TASK TO CARRY OUT
Drop every picture, then transcribe the remaining data exactly.

══ PROVIDED DATA ══

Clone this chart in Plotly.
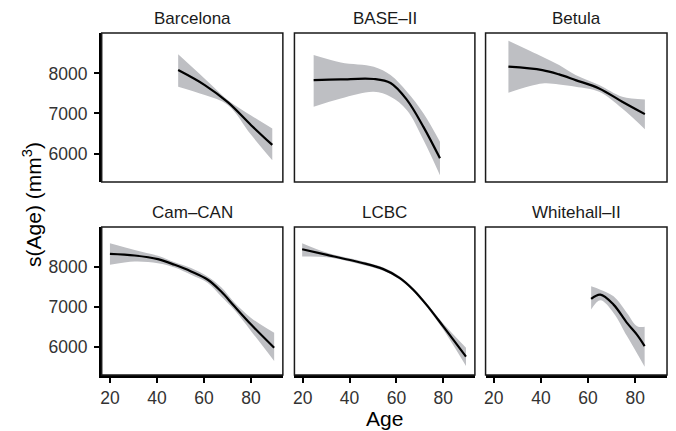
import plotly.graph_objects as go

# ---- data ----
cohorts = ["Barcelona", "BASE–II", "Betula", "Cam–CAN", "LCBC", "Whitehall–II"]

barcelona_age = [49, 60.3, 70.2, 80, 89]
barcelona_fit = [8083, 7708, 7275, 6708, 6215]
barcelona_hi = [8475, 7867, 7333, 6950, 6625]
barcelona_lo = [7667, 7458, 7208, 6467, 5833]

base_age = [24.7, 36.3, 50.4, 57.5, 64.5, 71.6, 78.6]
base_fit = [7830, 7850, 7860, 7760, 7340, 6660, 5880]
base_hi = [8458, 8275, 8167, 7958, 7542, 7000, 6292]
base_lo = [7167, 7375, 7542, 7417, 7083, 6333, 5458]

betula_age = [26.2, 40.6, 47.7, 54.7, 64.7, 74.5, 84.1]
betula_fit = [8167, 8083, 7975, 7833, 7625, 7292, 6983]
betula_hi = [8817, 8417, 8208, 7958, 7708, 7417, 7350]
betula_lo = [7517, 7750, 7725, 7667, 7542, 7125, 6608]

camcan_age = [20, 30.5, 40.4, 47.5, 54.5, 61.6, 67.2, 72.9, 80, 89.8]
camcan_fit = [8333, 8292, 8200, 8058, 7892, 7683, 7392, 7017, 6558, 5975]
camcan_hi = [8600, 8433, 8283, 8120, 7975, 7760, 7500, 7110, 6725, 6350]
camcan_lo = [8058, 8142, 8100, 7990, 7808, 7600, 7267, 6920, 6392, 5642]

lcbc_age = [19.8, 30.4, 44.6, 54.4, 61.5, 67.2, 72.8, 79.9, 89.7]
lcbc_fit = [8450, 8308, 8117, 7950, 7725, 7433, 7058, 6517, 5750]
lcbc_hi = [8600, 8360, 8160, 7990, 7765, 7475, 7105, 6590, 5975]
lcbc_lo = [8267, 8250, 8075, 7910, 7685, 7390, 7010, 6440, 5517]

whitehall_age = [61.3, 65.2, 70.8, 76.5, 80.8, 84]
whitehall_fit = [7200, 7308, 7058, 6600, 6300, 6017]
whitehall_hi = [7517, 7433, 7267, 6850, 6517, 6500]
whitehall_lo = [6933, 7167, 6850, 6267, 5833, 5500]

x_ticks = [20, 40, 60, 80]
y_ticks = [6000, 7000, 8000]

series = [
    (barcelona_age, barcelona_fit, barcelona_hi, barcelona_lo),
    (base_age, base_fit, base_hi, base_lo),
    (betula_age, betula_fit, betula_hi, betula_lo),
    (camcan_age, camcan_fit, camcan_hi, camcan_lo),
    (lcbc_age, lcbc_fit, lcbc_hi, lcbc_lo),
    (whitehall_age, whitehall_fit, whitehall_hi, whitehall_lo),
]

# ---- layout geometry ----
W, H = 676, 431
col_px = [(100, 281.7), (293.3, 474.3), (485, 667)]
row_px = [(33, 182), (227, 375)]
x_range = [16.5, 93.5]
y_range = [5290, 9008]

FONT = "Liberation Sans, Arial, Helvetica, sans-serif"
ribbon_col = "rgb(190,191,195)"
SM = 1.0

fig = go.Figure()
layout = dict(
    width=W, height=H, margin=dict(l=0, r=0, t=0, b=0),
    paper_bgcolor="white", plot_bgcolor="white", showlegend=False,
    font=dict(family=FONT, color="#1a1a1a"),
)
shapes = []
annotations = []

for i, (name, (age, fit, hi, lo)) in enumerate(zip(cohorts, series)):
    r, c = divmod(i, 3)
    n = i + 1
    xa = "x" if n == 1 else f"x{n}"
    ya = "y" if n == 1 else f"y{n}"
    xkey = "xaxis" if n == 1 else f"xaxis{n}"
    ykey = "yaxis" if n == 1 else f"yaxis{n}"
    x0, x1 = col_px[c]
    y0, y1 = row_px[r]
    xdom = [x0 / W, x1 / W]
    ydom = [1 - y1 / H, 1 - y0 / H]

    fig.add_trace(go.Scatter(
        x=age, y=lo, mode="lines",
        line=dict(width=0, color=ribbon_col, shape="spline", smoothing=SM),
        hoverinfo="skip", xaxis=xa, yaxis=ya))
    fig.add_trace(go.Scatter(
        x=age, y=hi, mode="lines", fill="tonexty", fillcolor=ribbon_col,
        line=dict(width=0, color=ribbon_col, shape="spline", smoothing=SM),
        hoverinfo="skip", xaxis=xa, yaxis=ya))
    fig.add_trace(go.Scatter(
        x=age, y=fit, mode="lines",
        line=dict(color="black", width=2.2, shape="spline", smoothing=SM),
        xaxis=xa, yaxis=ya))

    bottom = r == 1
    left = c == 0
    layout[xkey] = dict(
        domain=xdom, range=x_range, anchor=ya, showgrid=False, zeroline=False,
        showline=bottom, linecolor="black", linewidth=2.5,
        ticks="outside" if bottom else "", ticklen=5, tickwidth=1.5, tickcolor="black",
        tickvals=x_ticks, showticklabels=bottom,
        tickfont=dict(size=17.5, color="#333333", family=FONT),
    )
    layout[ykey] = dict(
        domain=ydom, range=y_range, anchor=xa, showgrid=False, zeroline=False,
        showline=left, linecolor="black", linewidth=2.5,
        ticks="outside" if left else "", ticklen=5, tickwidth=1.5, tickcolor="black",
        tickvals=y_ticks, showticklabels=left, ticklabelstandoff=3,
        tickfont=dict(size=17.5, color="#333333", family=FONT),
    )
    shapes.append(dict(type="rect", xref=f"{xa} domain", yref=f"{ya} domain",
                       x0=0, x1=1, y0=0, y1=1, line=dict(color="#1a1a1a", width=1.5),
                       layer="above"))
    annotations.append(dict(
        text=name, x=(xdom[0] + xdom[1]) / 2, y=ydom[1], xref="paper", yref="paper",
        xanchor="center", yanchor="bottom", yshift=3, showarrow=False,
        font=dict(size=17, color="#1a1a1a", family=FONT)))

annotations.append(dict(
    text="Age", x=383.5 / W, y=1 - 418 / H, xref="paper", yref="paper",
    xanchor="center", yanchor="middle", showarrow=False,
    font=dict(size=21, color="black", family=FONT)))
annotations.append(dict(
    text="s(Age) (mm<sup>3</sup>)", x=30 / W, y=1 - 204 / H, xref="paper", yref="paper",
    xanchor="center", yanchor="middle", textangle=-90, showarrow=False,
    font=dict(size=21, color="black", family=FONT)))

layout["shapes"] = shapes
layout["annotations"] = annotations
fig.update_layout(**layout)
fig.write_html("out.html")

═══

RESPONSE TO THIS EXERCISE
Clone this chart in Plotly.
import plotly.graph_objects as go

# ---- data ----
cohorts = ["Barcelona", "BASE–II", "Betula", "Cam–CAN", "LCBC", "Whitehall–II"]

barcelona_age = [49, 60.3, 70.2, 80, 89]
barcelona_fit = [8083, 7708, 7275, 6708, 6215]
barcelona_hi = [8475, 7867, 7333, 6950, 6625]
barcelona_lo = [7667, 7458, 7208, 6467, 5833]

base_age = [24.7, 36.3, 50.4, 57.5, 64.5, 71.6, 78.6]
base_fit = [7830, 7850, 7860, 7760, 7340, 6660, 5880]
base_hi = [8458, 8275, 8167, 7958, 7542, 7000, 6292]
base_lo = [7167, 7375, 7542, 7417, 7083, 6333, 5458]

betula_age = [26.2, 40.6, 47.7, 54.7, 64.7, 74.5, 84.1]
betula_fit = [8167, 8083, 7975, 7833, 7625, 7292, 6983]
betula_hi = [8817, 8417, 8208, 7958, 7708, 7417, 7350]
betula_lo = [7517, 7750, 7725, 7667, 7542, 7125, 6608]

camcan_age = [20, 30.5, 40.4, 47.5, 54.5, 61.6, 67.2, 72.9, 80, 89.8]
camcan_fit = [8333, 8292, 8200, 8058, 7892, 7683, 7392, 7017, 6558, 5975]
camcan_hi = [8600, 8433, 8283, 8120, 7975, 7760, 7500, 7110, 6725, 6350]
camcan_lo = [8058, 8142, 8100, 7990, 7808, 7600, 7267, 6920, 6392, 5642]

lcbc_age = [19.8, 30.4, 44.6, 54.4, 61.5, 67.2, 72.8, 79.9, 89.7]
lcbc_fit = [8450, 8308, 8117, 7950, 7725, 7433, 7058, 6517, 5750]
lcbc_hi = [8600, 8360, 8160, 7990, 7765, 7475, 7105, 6590, 5975]
lcbc_lo = [8267, 8250, 8075, 7910, 7685, 7390, 7010, 6440, 5517]

whitehall_age = [61.3, 65.2, 70.8, 76.5, 80.8, 84]
whitehall_fit = [7200, 7308, 7058, 6600, 6300, 6017]
whitehall_hi = [7517, 7433, 7267, 6850, 6517, 6500]
whitehall_lo = [6933, 7167, 6850, 6267, 5833, 5500]

x_ticks = [20, 40, 60, 80]
y_ticks = [6000, 7000, 8000]

series = [
    (barcelona_age, barcelona_fit, barcelona_hi, barcelona_lo),
    (base_age, base_fit, base_hi, base_lo),
    (betula_age, betula_fit, betula_hi, betula_lo),
    (camcan_age, camcan_fit, camcan_hi, camcan_lo),
    (lcbc_age, lcbc_fit, lcbc_hi, lcbc_lo),
    (whitehall_age, whitehall_fit, whitehall_hi, whitehall_lo),
]

# ---- layout geometry ----
W, H = 676, 431
col_px = [(100, 281.7), (293.3, 474.3), (485, 667)]
row_px = [(33, 182), (227, 375)]
x_range = [16.5, 93.5]
y_range = [5290, 9008]

FONT = "Liberation Sans, Arial, Helvetica, sans-serif"
ribbon_col = "rgb(190,191,195)"
SM = 1.0

fig = go.Figure()
layout = dict(
    width=W, height=H, margin=dict(l=0, r=0, t=0, b=0),
    paper_bgcolor="white", plot_bgcolor="white", showlegend=False,
    font=dict(family=FONT, color="#1a1a1a"),
)
shapes = []
annotations = []

for i, (name, (age, fit, hi, lo)) in enumerate(zip(cohorts, series)):
    r, c = divmod(i, 3)
    n = i + 1
    xa = "x" if n == 1 else f"x{n}"
    ya = "y" if n == 1 else f"y{n}"
    xkey = "xaxis" if n == 1 else f"xaxis{n}"
    ykey = "yaxis" if n == 1 else f"yaxis{n}"
    x0, x1 = col_px[c]
    y0, y1 = row_px[r]
    xdom = [x0 / W, x1 / W]
    ydom = [1 - y1 / H, 1 - y0 / H]

    fig.add_trace(go.Scatter(
        x=age, y=lo, mode="lines",
        line=dict(width=0, color=ribbon_col, shape="spline", smoothing=SM),
        hoverinfo="skip", xaxis=xa, yaxis=ya))
    fig.add_trace(go.Scatter(
        x=age, y=hi, mode="lines", fill="tonexty", fillcolor=ribbon_col,
        line=dict(width=0, color=ribbon_col, shape="spline", smoothing=SM),
        hoverinfo="skip", xaxis=xa, yaxis=ya))
    fig.add_trace(go.Scatter(
        x=age, y=fit, mode="lines",
        line=dict(color="black", width=2.2, shape="spline", smoothing=SM),
        xaxis=xa, yaxis=ya))

    bottom = r == 1
    left = c == 0
    layout[xkey] = dict(
        domain=xdom, range=x_range, anchor=ya, showgrid=False, zeroline=False,
        showline=bottom, linecolor="black", linewidth=2.5,
        ticks="outside" if bottom else "", ticklen=5, tickwidth=1.5, tickcolor="black",
        tickvals=x_ticks, showticklabels=bottom,
        tickfont=dict(size=17.5, color="#333333", family=FONT),
    )
    layout[ykey] = dict(
        domain=ydom, range=y_range, anchor=xa, showgrid=False, zeroline=False,
        showline=left, linecolor="black", linewidth=2.5,
        ticks="outside" if left else "", ticklen=5, tickwidth=1.5, tickcolor="black",
        tickvals=y_ticks, showticklabels=left, ticklabelstandoff=3,
        tickfont=dict(size=17.5, color="#333333", family=FONT),
    )
    shapes.append(dict(type="rect", xref=f"{xa} domain", yref=f"{ya} domain",
                       x0=0, x1=1, y0=0, y1=1, line=dict(color="#1a1a1a", width=1.5),
                       layer="above"))
    annotations.append(dict(
        text=name, x=(xdom[0] + xdom[1]) / 2, y=ydom[1], xref="paper", yref="paper",
        xanchor="center", yanchor="bottom", yshift=3, showarrow=False,
        font=dict(size=17, color="#1a1a1a", family=FONT)))

annotations.append(dict(
    text="Age", x=383.5 / W, y=1 - 418 / H, xref="paper", yref="paper",
    xanchor="center", yanchor="middle", showarrow=False,
    font=dict(size=21, color="black", family=FONT)))
annotations.append(dict(
    text="s(Age) (mm<sup>3</sup>)", x=30 / W, y=1 - 204 / H, xref="paper", yref="paper",
    xanchor="center", yanchor="middle", textangle=-90, showarrow=False,
    font=dict(size=21, color="black", family=FONT)))

layout["shapes"] = shapes
layout["annotations"] = annotations
fig.update_layout(**layout)
fig.write_html("out.html")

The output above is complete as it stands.